While John Bell operated the Waynesboro pottery, his brothers Samuel and Solomon established a pottery works in Strasburg, Virginia, extending the family's influence throughout the Shenandoah Valley.

=== Establishment in Waynesboro ===

By 1833, John B. Bell Sr. had established his pottery works at the corner of Main and Potomac Streets in Waynesboro. The workshop initially produced functional household wares, including crocks, jugs, pitchers, bowls, milk pans, and storage vessels. These wares were produced using local clay and often decorated with cobalt-blue sponge or brushwork motifs.

From 1839 until 1842, Solomon Bell worked at the Waynesboro pottery before returning to Virginia. As the business expanded, several of John Bell's sons joined the operation, transforming it into a multigenerational family enterprise.

Bell pottery was commonly marked with impressed stamps such as "J. BELL" or "JOHN BELL / WAYNESBORO", identifying the workshop and serving as marks of origin.

=== Family involvement ===

John B. Bell Sr. and his wife, Mary Elizabeth Fry Bell, had nine children. Five of their sons worked in the pottery business:

- John William Bell
- Upton Martin Bell
- Edward Fry Bell
- Charles Frederick Bell
- Victor Conrad Bell

John William Bell managed the pottery from 1879 to 1893, after which Upton Martin Bell managed the business until its closure in 1898.

Family tradition also holds that Bell's daughters, Mary Elizabeth Bell (Newman), Henrietta Virginia Bell, and Matilda Catharine Bell, assisted with glazing and decorative work.

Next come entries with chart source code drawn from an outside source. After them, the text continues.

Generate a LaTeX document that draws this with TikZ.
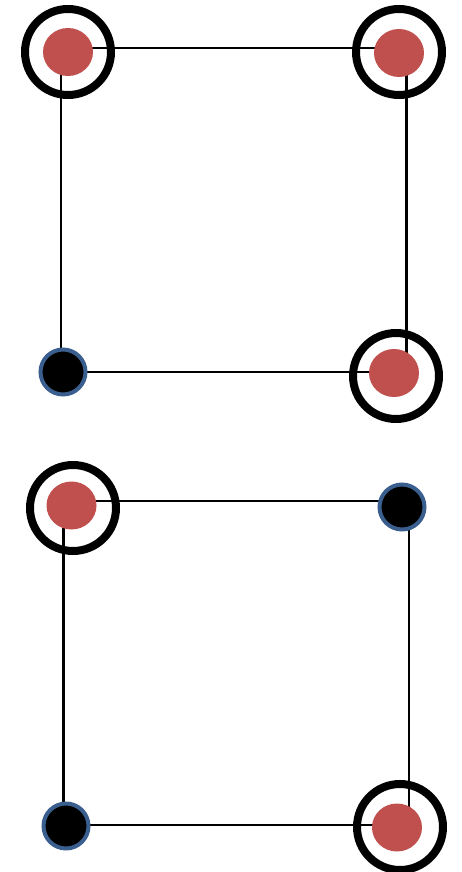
\documentclass[tikz,border=0pt]{standalone}
\usetikzlibrary{shapes.geometric}
\definecolor{dotred}{HTML}{C0504D}
\definecolor{dotblue}{HTML}{3A5F8F}
\begin{document}
\begin{tikzpicture}[x=1pt,y=-1pt,
  edge/.style={line width=2.4pt,black},
  reddot/.style={ellipse,fill=dotred,draw=none,minimum width=50pt,minimum height=48pt,inner sep=0pt},
  blackdot/.style={circle,fill=black,draw=dotblue,line width=4pt,minimum size=45pt,inner sep=0pt},
  ringmark/.style={circle,draw=black,line width=8pt,minimum size=86pt,inner sep=0pt,fill=none}]
\useasboundingbox (0,0) rectangle (462,872);
% top square corners
\coordinate (a1) at (61,48);
\coordinate (a2) at (406.5,48);
\coordinate (a3) at (406.5,372);
\coordinate (a4) at (61,372);
% bottom square corners
\coordinate (b1) at (63.5,501);
\coordinate (b2) at (409,501);
\coordinate (b3) at (409,825);
\coordinate (b4) at (63.5,825);
\draw[edge] (a1) -- (a2) -- (a3) -- (a4) -- cycle;
\draw[edge] (b1) -- (b2) -- (b3) -- (b4) -- cycle;
% top square markers
\node[reddot] (ad1) at (68,52) {};
\node[ringmark] (ar1) at (68,52) {};
\node[reddot] (ad2) at (399,53) {};
\node[ringmark] (ar2) at (399,52) {};
\node[reddot] (ad3) at (394,373) {};
\node[ringmark] (ar3) at (396,376) {};
\node[blackdot] (ad4) at (63,372) {};
% bottom square markers
\node[reddot] (bd1) at (71.5,505.5) {};
\node[ringmark] (br1) at (73,508) {};
\node[blackdot] (bd2) at (402,507) {};
\node[reddot] (bd3) at (397,827.5) {};
\node[ringmark] (br3) at (400,827) {};
\node[blackdot] (bd4) at (66,826) {};
\end{tikzpicture}
\end{document}
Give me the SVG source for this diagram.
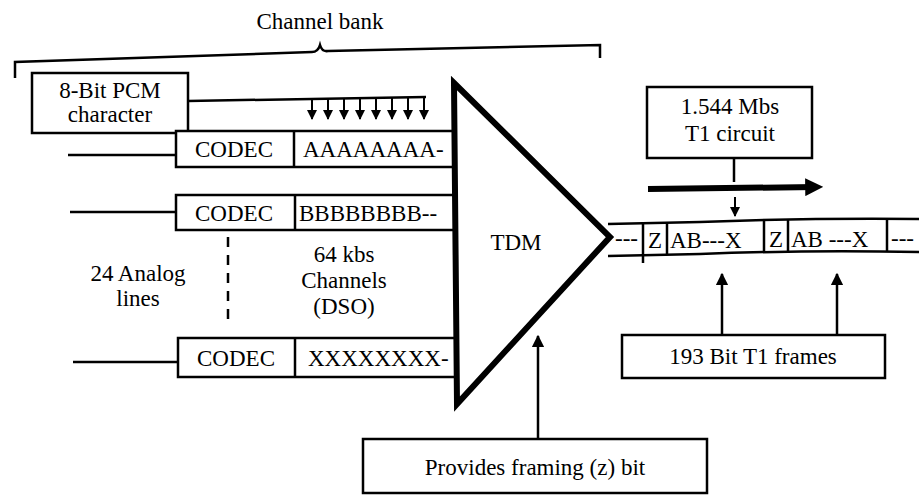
<svg xmlns="http://www.w3.org/2000/svg" width="919" height="495" viewBox="0 0 919 495">
<defs>
<style>
text{font-family:'Liberation Serif','DejaVu Serif','Noto Serif',serif;font-size:23px;fill:#000}
.c{text-anchor:middle}
.box{fill:#fff;stroke:#000;stroke-width:2.5}
.ln{fill:none;stroke:#000;stroke-width:2.5}
</style>
<marker id="ah" viewBox="0 0 10 10" refX="9" refY="5" markerWidth="5" markerHeight="5" orient="auto"><path d="M0,0 L10,5 L0,10 z" fill="#000"/></marker>
<marker id="ahs" viewBox="0 0 10 10" refX="9" refY="5" markerWidth="5" markerHeight="5" orient="auto"><path d="M0,0 L10,5 L0,10 z" fill="#000"/></marker>
<marker id="ahb" viewBox="0 0 10 10" refX="6" refY="5" markerWidth="3" markerHeight="3" orient="auto"><path d="M0,0 L10,5 L0,10 z" fill="#000"/></marker>
</defs>

<g id="channel-bank">
<text class="c" x="320" y="29">Channel bank</text>
<path class="ln" d="M15,78 L15,62 L312,52 Q318,52 320,45 Q322,52 328,51 L600,45 L600,58"/>
</g>

<g id="connectors">
<path class="ln" d="M188,101 L426,97"/>
<g stroke="#000" stroke-width="2" marker-end="url(#ahs)">
<line x1="312" y1="99" x2="312" y2="119"/>
<line x1="328" y1="99" x2="328" y2="119"/>
<line x1="344" y1="99" x2="344" y2="119"/>
<line x1="360" y1="98" x2="360" y2="119"/>
<line x1="376" y1="98" x2="376" y2="119"/>
<line x1="392" y1="98" x2="392" y2="119"/>
<line x1="408" y1="97" x2="408" y2="119"/>
<line x1="424" y1="97" x2="424" y2="119"/>
</g>
<line class="ln" x1="68" y1="155" x2="176" y2="155"/>
<line class="ln" x1="70" y1="212" x2="176" y2="212"/>
<line class="ln" x1="73" y1="362" x2="178" y2="362"/>
<line x1="228" y1="237" x2="228" y2="327" stroke="#000" stroke-width="2.5" stroke-dasharray="10,8"/>
<line class="ln" x1="734" y1="158" x2="734" y2="182"/>
<line x1="648" y1="189" x2="816" y2="187" stroke="#000" stroke-width="6" marker-end="url(#ahb)"/>
<line x1="735" y1="197" x2="735" y2="216" stroke="#000" stroke-width="2" marker-end="url(#ahs)"/>
<line x1="722" y1="335" x2="722" y2="274" stroke="#000" stroke-width="2.5" marker-end="url(#ah)"/>
<line x1="837" y1="335" x2="837" y2="274" stroke="#000" stroke-width="2.5" marker-end="url(#ah)"/>
<line x1="538" y1="440" x2="538" y2="336" stroke="#000" stroke-width="2.5" marker-end="url(#ah)"/>
</g>

<g id="pcm-box">
<rect class="box" x="32" y="73" width="156" height="60"/>
<text class="c" x="110" y="98">8-Bit PCM</text>
<text class="c" x="110" y="122">character</text>
</g>

<g id="codec-a">
<rect class="box" x="176" y="131" width="280" height="36"/>
<line class="ln" x1="294" y1="131" x2="294" y2="167"/>
<text class="c" x="234" y="157">CODEC</text>
<text x="303" y="157">AAAAAAAA-</text>
</g>

<g id="codec-b">
<rect class="box" x="176" y="195" width="280" height="35"/>
<line class="ln" x1="295" y1="195" x2="295" y2="230"/>
<text class="c" x="234" y="221">CODEC</text>
<text x="299" y="221">BBBBBBBB--</text>
</g>

<g id="analog-label">
<text class="c" x="138" y="281">24 Analog</text>
<text class="c" x="138" y="306">lines</text>
</g>

<g id="channels-label">
<text class="c" x="344" y="262">64 kbs</text>
<text class="c" x="344" y="288">Channels</text>
<text class="c" x="344" y="314">(DSO)</text>
</g>

<g id="codec-x">
<rect class="box" x="178" y="338" width="280" height="39"/>
<line class="ln" x1="295" y1="338" x2="295" y2="377"/>
<text class="c" x="236" y="366">CODEC</text>
<text x="308" y="366">XXXXXXXX-</text>
</g>

<g id="t1-stream">
<path class="ln" d="M608,224 L700,222 Q800,218 919,219"/>
<path class="ln" d="M608,256 L700,254 Q800,250 919,252"/>
<text x="615" y="246">---</text>
<line class="ln" x1="643" y1="224" x2="643" y2="263"/>
<line class="ln" x1="667" y1="223" x2="667" y2="255"/>
<text class="c" x="655" y="248">Z</text>
<text x="670" y="248">AB---X</text>
<line class="ln" x1="764" y1="221" x2="764" y2="253"/>
<text class="c" x="776" y="247">Z</text>
<line class="ln" x1="788" y1="220" x2="788" y2="252"/>
<text x="791" y="247">AB ---X</text>
<line class="ln" x1="887" y1="219" x2="887" y2="251"/>
<text x="891" y="246">---</text>
</g>

<g id="tdm">
<path d="M454,83 L610,237 L457,404 Z" fill="#fff" stroke="#000" stroke-width="6" stroke-linejoin="miter"/>
<text class="c" x="516" y="250">TDM</text>
</g>

<g id="t1-circuit-box">
<rect class="box" x="647" y="87" width="165" height="71"/>
<text class="c" x="730" y="114">1.544 Mbs</text>
<text class="c" x="730" y="141">T1 circuit</text>
</g>

<g id="frames-box">
<rect class="box" x="622" y="335" width="263" height="43"/>
<text class="c" x="753" y="364">193 Bit T1 frames</text>
</g>

<g id="framing-box">
<rect class="box" x="363" y="439" width="344" height="54"/>
<text class="c" x="535" y="475">Provides framing (z) bit</text>
</g>
</svg>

=== Production and artistic development ===

The Waynesboro pottery produced a wide range of ceramic forms, including:

- Utilitarian redware and stoneware
- Tin-glazed (or faience) earthenware
- Slip-decorated bowls and jars
- Molded animal figures
- Presentation and commemorative pieces

By the middle of the 19th century, the pottery expanded beyond utilitarian wares into decorative and figural ceramics. Among its best-known products were molded lions, dogs, birds, deer, and ornamental flowerpots, often finished with blue or brown glazes.

Bell's ceramic lion figures are among the workshop's most recognized works and are held in major museum collections, including the Metropolitan Museum of Art.

=== Decline ===

Following the American Civil War, the expansion of industrial ceramic manufacturing reduced demand for handmade regional pottery. Although the Bell family increasingly produced decorative wares to adapt to changing consumer tastes, competition from factory-made goods gradually weakened the business.

The pottery ceased operations in 1898 under the management of Upton Martin Bell.

== Legacy ==

Bell pottery is highly valued by collectors, museums, and scholars of American folk art. Significant collections of Bell ceramics are preserved at the Royer–Nicodemus House and Farm (Renfrew Museum and Park) in Waynesboro, Pennsylvania.

Today, the Bell family pottery is recognized as one of Pennsylvania's most important 18th-century ceramic traditions and remains an important part of Waynesboro's artistic and industrial heritage.